Kulturbau und Todesstätte
HALLE/MZ. - Wenn Rainer von Sivers, Koordinator der Initiative Zivilcourage, während eines Rundgangs zu Stätten des Widerstands und der Vernichtung über jüdisches Leben spricht, dann gehört der Friedhof an der Dessauer Straße dazu.
Bereits seit Beginn des 20. Jahrhunderts hatte sich die jüdische Gemeinde um eine neue Friedhofsanlage bemüht. Nach langen Verhandlungen mit der Stadt bekam sie das Areal unmittelbar neben dem Gertraudenfriedhof. Der Leipziger Architekt Wilhelm Haller erhielt den Auftrag, eine Trauerhalle für diesen Friedhof in der damaligen Boelckestraße zu entwerfen.
Am 10. Mai 1929 war Baubeginn, nur wenige Monate später, am 20. November 1929, wurde sie eingeweiht. Eine Festschrift würdigte damals die gesamte Anlage als ein bedeutendes Werk der jüdischen Friedhofskultur des 20. Jahrhunderts. Der Friedhof mit Trauerhalle wird als "Bet Olam" (Haus der Ewigkeit) bezeichnet, weil der Mensch nach dem irdischen Tod, so von Sivers, "dem jüdischen Glauben entsprechend ins ewige Leben übergeht".
Nur zehn Jahre nach der Errichtung aber wurde die Halle umgebaut - zu einem Alten- und Rückwandererheim, wie es die Nationalsozialisten bezeichneten. Im Klartext hieß das: Die Juden wurden in der Boelckestraße (und anderen Quartieren zum Beispiel in der Humboldtstraße, der Germarstraße, am Großen Berlin und am Harz) konzentriert untergebracht. "Um sie schnell deportieren zu können - in die Vernichtungslager", so von Sivers. Nach und nach mussten sich dort nicht nur hallesche, sondern auch Juden aus anderen Teilen Deutschlands einfinden - und auf ihren Transport in den sicheren Tod warten.

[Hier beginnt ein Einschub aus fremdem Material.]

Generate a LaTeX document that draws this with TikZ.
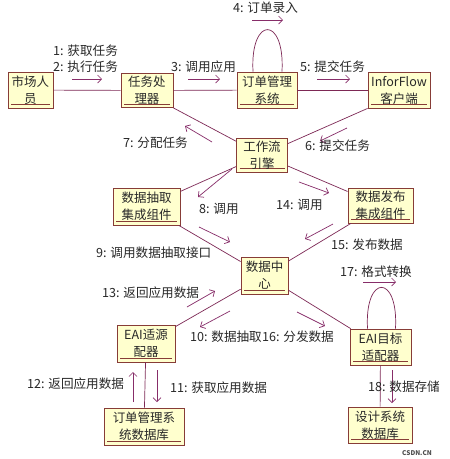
\documentclass[tikz,border=0pt]{standalone}
\usepackage{fontspec}
\setmainfont{Noto Sans CJK SC}
\usetikzlibrary{arrows.meta}
\definecolor{boxfill}{RGB}{255,255,206}
\definecolor{boxline}{RGB}{135,60,55}
\definecolor{connc}{RGB}{125,40,85}
\definecolor{msgc}{RGB}{135,45,105}
\definecolor{textc}{RGB}{40,40,40}
\newcommand\msgarrow[3]{\coordinate (#1s) at (#2); \coordinate (#1e) at (#3); \draw[msg] (#1s) -- (#1e);}
\begin{document}
\begin{tikzpicture}[x=1pt,y=-1pt,
  obj/.style={draw=boxline, fill=boxfill, line width=0.8pt, align=center, inner sep=1pt,
    text=textc, font=\fontsize{12.5}{17}\selectfont,
    path picture={\draw[boxline, line width=0.7pt]
      ([xshift=3pt,yshift=3.5pt]path picture bounding box.south west) --
      ([xshift=-3pt,yshift=3.5pt]path picture bounding box.south east);}},
  conn/.style={draw=connc, line width=0.7pt},
  msg/.style={draw=msgc, line width=0.7pt, -{Straight Barb[length=4pt,width=8pt]}},
  lbl/.style={anchor=west, inner sep=0pt, text=textc, font=\fontsize{12.6}{14}\selectfont}]
\useasboundingbox (0,0) rectangle (450,459);
\fill[white] (0,0) rectangle (450,459);

% objects
\node[obj, minimum width=45pt, minimum height=36pt] (scry) at (30.5,90) {市场人\\员};
\node[obj, minimum width=52pt, minimum height=34pt] (rwcl) at (147,90.5) {任务处\\理器};
\node[obj, minimum width=60pt, minimum height=36pt] (ddgl) at (267,90) {订单管理\\系统};
\node[obj, minimum width=62pt, minimum height=36pt] (infr) at (399,90) {InforFlow\\客户端};
\node[obj, minimum width=51pt, minimum height=34pt] (gzl) at (262,155) {工作流\\引擎};
\node[obj, minimum width=67pt, minimum height=37pt] (sjcq) at (146.5,206.5) {数据抽取\\集成组件};
\node[obj, minimum width=65pt, minimum height=35pt] (sjfb) at (380.5,205.5) {数据发布\\集成组件};
\node[obj, minimum width=47pt, minimum height=37pt] (sjzx) at (264.5,275.5) {数据中\\心};
\node[obj, minimum width=58pt, minimum height=37pt] (eaiy) at (146,343.5) {EAI适源\\配器};
\node[obj, minimum width=61pt, minimum height=36pt] (eaim) at (380.5,347) {EAI目标\\适配器};
\node[obj, minimum width=80pt, minimum height=37pt] (ddsj) at (144,426.5) {订单管理系\\统数据库};
\node[obj, minimum width=64pt, minimum height=36pt] (sjsj) at (380,425) {设计系统\\数据库};

% connectors
\draw[conn] (scry) -- (rwcl);
\draw[conn] (rwcl) -- (ddgl);
\draw[conn] (ddgl) -- (infr);
\draw[conn] ([xshift=-14pt]ddgl.north) .. controls +(-3,-56) and +(3,-56) .. ([xshift=15pt]ddgl.north);
\draw[conn] (rwcl.south east) -- (gzl);
\draw[conn] (infr.south west) -- (gzl);
\draw[conn] (gzl) -- (sjcq);
\draw[conn] (gzl) -- (sjfb);
\draw[conn] (sjcq) -- (sjzx);
\draw[conn] (sjfb) -- (sjzx);
\draw[conn] (sjzx) -- (eaiy);
\draw[conn] (sjzx) -- (eaim);
\draw[conn] (eaiy) -- (ddsj);
\draw[conn] ([xshift=-13pt]eaim.north) .. controls +(-3,-55) and +(3,-55) .. ([xshift=15pt]eaim.north);
\draw[conn] (eaim) -- (sjsj);

% messages
\msgarrow{m1}{72,79}{102,79}
\msgarrow{m3}{188,79}{220,79}
\msgarrow{m4}{252,20}{283,20}
\msgarrow{m5}{317,79}{350,79}
\msgarrow{m6}{347,128}{320,141}
\msgarrow{m7}{212,142}{185,126}
\msgarrow{m8}{232,169}{198,197}
\msgarrow{m14}{299,182}{329,193}
\msgarrow{m9}{199,227}{230,242}
\msgarrow{m15}{333,224}{305,239}
\msgarrow{m13}{187,307}{215,291}
\msgarrow{m10}{230,311}{200,327}
\msgarrow{m16}{297,312}{325,326}
\msgarrow{m17}{363,282}{396,282}
\msgarrow{m12}{133,402}{133,372}
\msgarrow{m11}{157,370}{157,402}
\msgarrow{m18}{392,370}{392,403}

% labels
\node[lbl] (l1) at (53,51) {1: 获取任务};
\node[lbl] (l2) at (53,67) {2: 执行任务};
\node[lbl] (l3) at (171,67) {3: 调用应用};
\node[lbl] (l4) at (233,8) {4: 订单录入};
\node[lbl] (l5) at (300,67) {5: 提交任务};
\node[lbl] (l6) at (305,146) {6: 提交任务};
\node[lbl] (l7) at (123,143) {7: 分配任务};
\node[lbl] (l8) at (199,209) {8: 调用};
\node[lbl] (l14) at (276,205) {14: 调用};
\node[lbl] (l9) at (96,253) {9: 调用数据抽取接口};
\node[lbl] (l15) at (331,245) {15: 发布数据};
\node[lbl] (l13) at (102,293) {13: 返回应用数据};
\node[lbl] (l10) at (190,337) {10: 数据抽取};
\node[lbl] (l16) at (262,337) {16: 分发数据};
\node[lbl] (l17) at (340,272) {17: 格式转换};
\node[lbl] (l12) at (27,384) {12: 返回应用数据};
\node[lbl] (l11) at (170,388) {11: 获取应用数据};
\node[lbl] (l18) at (368,387) {18: 数据存储};
\node[anchor=east, inner sep=0pt, text=black!70, font=\fontsize{6.5}{7}\bfseries\selectfont] (wm) at (432,453) {CSDN.CN};
\end{tikzpicture}
\end{document}
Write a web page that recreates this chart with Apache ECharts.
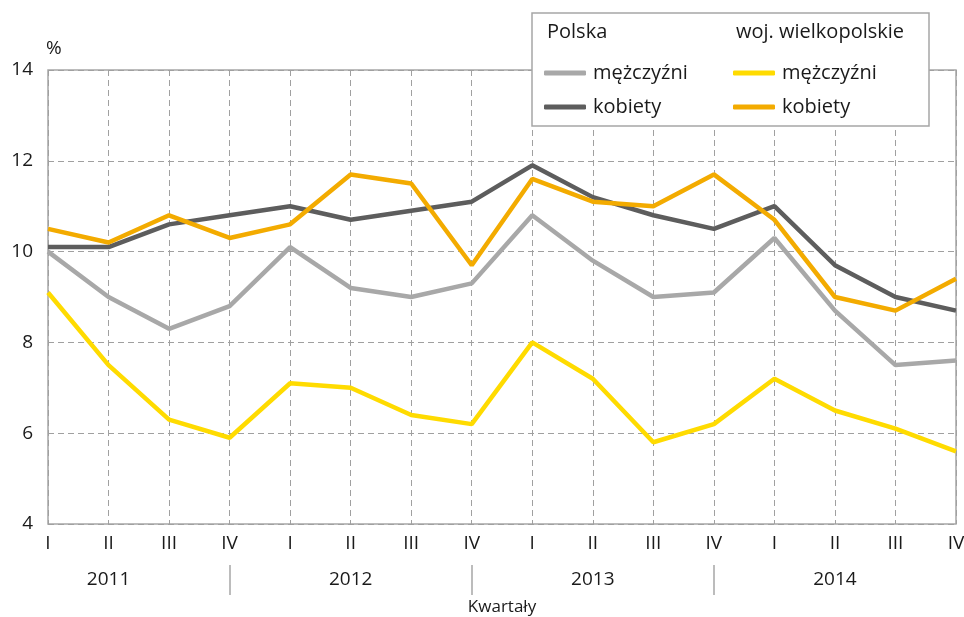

1937 wurde der alte jüdische Friedhof in der Gottesackerstraße, der 1693 angelegt worden war, aufgelöst, die Grabsteine von dort in die Boelckestraße gebracht. Als in der Pogromnacht vom 9. auf den 10. November 1938 durch den Hass- und Gewaltausbruch der Nationalsozialisten ungezählte Juden ihr Eigentum und viele selbst ihr Leben verloren, wurde in Halle die Synagoge in der Brauhausstraße zerstört. Die Trauerhalle in der Boelckestraße und das Gemeindehaus in der Germarstraße wurden beschädigt. Jüdisches Leben konnte sich auch in Halle erst nach dem Zweiten Weltkrieg zaghaft wieder entwickeln. Der Friedhof samt der Gebäude wurde nach 1945 erneut jüdisches Eigentum.
Der Rundgang führt von diesem Friedhof Dessauer Straße weiter über die Humboldtstraße (dort befindet sich die heutige Synagoge, die 1953 geweiht worden ist) zum Jerusalemer Platz. Es ist der Platz, der seit dem 17. Jahrhundert Standort der jüdischen Synagogen bis zur Zerstörung 1938 war. Seit dem Jahr 1965 erinnern unterschiedliche Mahnmale daran. Während des Rundgangs werden die Teilnehmer auch mit wichtigen jüdischen Mitbürgern der Stadt aus Wissenschaft, Kultur und Wirtschaft bekannt gemacht.